We uncover the facts on iron and your health, from the increased iron demands of athletes to the effects of your daily cuppa on iron absorption.

Why Is Iron Important?

Iron is a critical mineral for the production of new red blood cells. 70% of iron in your body is located within the haemoglobin of your red blood cells, the component responsible for oxygen delivery to your tissues and muscles – so everything from your brain to your biceps will not function effectively without it.

Iron also plays a role in supporting your immune system and energy production, and is particularly vital during certain stages of life including infancy (for healthy brain function), adolescence (for growth), pregnancy and while breastfeeding.

Symptoms of Iron Deficiency

Depleted iron levels can result in anaemia, and symptoms may include feeling weak or lethargic, poor concentration, heart palpitations particularly during severe exercise, shortness of breath, light-headedness, headaches or even excess hair loss.

To bring your a-game throughout training and competition, keep from napping till noon and prevent a hairy monster clogging up your drains, book in an appointment with your doctor if you experience these symptoms and always consult a medical professional prior to taking iron supplements.

Reasons For Iron Loss

Iron is lost in sweat, during menstruation (making female athletes particularly susceptible to iron deficiency) and other blood loss (such as intense physical activity causing minor injury to the digestive tract lining), and even through your feet.

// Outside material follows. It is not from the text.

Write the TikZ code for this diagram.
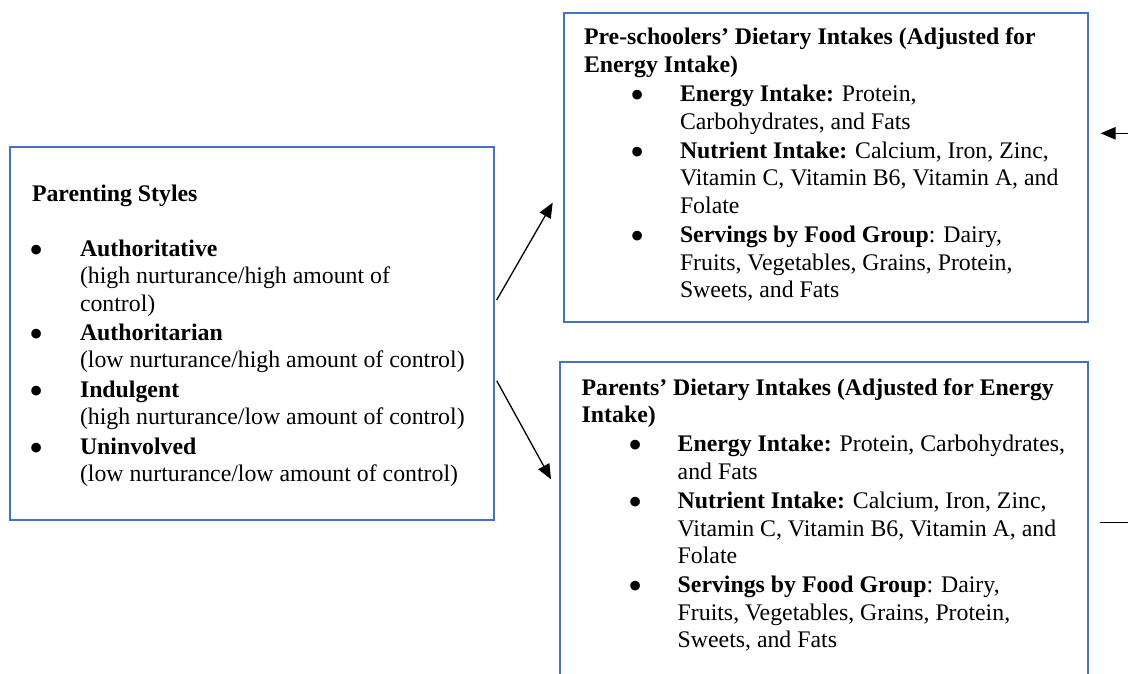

Weird right?

Foot-strike haemolysis is a condition that may affect endurance runners. As your feet repetitively and forcefully strike the pavement, red blood cells located in the soles of your feet rupture -  however, the impact to iron levels is typically minor so no need to get your laces in a twist.

Nevertheless, it's always a good idea to invest in high quality running shoes to protect your hard-working feet, because worn-out trainers don't provide the cushioning us road warriors require.

Iron and Exercise

As you exercise your body churns out more red blood cells to fulfil your higher oxygen requirements, and your body’s demand for iron also increases.

Consequently, symptoms of iron deficiency are usually evident earlier in people with active lifestyles, and insufficient iron may be detrimental to performance as your maximal oxygen consumption (VO2 max) declines, restricting the oxygen available to fuel your muscles.

Intense exercise is a constant cycle of break down and repair - highlighting the importance of an adequate recovery and nutrition program, including iron-rich foods to replenish the supply of oxygen-carrying red blood cells.

Haem Versus Non-Haem Iron

It’s essential to include iron-rich foods in your diet, and this life-sustaining mineral comes in two available forms. Haem iron is sourced solely from animal protein, including red meat (e.g. lean beef), poultry (e.g. chicken and turkey), seafood (e.g. salmon, clams and oysters) and eggs.

Non-haem iron is available from plant-based sources such as wholegrains (wholegrain bread, brown rice, quinoa, oats), dark green vegetables, legumes (e.g. soybeans/tofu, lentils, black beans, chickpeas), nuts and seeds (e.g. pumpkin seeds, almonds, cashews, pine nuts and macadamia nuts), high quality dark chocolate (because any excuse will do - just keep it in moderation), as well as animal products including meat, eggs and dairy.

Non-haem iron isn’t absorbed as easily as haem iron, so vegans and vegetarians need to take care to boost their iron intake to ward off iron deficiency.

Tricks To Improve Iron Absorption

Team up your non-haem iron with vitamin C rich foods including fruit sources (e.g. citrus fruits, citrus juices, strawberries and blueberries), or veggie sources (e.g. brussels sprouts, broccoli, cauliflower, cabbage, red capsicum and tomatoes) for the perfect pairing.

When digested together, vitamin C converts non-haem iron into a more readily absorbed state - so go ahead and sprinkle strawberries or blueberries over your brekkie oatmeal.

Also, tea and coffee can inhibit non-haem iron absorption due to the tannin content binding with the mineral, but don’t worry, you don’t have to give up your cosy cuppa - just enjoy it between meals rather than together with your iron source.